## [Data extract]
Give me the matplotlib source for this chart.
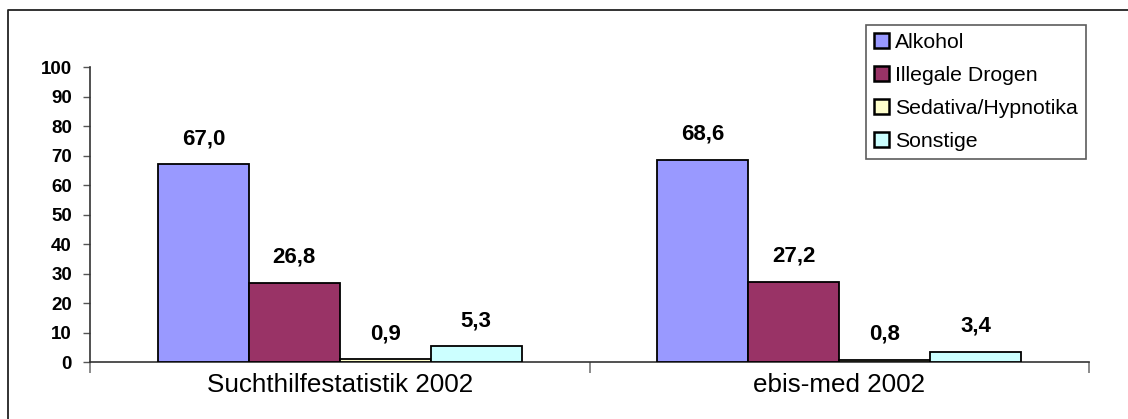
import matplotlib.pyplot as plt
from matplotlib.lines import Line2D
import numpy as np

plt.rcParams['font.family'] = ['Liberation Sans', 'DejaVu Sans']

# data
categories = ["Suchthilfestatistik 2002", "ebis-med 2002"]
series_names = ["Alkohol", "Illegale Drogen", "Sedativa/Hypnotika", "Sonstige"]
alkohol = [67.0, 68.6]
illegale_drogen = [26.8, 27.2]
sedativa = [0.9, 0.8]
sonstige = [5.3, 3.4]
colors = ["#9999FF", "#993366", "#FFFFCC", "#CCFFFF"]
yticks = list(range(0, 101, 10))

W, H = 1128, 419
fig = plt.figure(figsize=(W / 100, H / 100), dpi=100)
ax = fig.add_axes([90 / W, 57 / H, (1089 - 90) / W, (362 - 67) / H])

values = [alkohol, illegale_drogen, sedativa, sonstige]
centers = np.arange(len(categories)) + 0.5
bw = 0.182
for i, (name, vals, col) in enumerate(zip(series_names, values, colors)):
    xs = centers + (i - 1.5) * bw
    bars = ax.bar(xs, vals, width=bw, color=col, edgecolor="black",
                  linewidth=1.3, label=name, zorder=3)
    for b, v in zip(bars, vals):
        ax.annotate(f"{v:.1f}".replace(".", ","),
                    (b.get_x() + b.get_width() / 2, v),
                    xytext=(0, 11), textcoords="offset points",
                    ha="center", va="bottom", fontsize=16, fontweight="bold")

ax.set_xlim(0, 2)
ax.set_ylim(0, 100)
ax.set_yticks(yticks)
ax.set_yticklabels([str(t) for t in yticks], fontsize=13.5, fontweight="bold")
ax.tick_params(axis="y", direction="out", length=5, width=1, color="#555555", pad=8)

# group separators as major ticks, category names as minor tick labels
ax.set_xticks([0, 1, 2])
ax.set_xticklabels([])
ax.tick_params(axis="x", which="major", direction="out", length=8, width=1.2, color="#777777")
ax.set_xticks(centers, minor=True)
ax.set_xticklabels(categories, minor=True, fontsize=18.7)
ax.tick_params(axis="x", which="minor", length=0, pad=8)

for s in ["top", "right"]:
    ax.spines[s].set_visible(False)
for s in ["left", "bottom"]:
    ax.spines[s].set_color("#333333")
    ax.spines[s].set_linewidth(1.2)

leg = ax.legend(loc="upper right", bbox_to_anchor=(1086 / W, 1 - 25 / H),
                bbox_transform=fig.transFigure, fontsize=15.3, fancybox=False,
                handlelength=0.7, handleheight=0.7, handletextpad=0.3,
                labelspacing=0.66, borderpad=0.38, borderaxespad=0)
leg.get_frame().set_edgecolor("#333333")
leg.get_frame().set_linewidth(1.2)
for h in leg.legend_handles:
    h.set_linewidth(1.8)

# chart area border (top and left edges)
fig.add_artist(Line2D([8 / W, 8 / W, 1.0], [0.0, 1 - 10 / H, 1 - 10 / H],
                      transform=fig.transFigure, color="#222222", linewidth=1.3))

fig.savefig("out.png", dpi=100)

## [Short task]
What is the number of lines above that contain the string "chart"? Answer with the number alone.

## [Task result]
2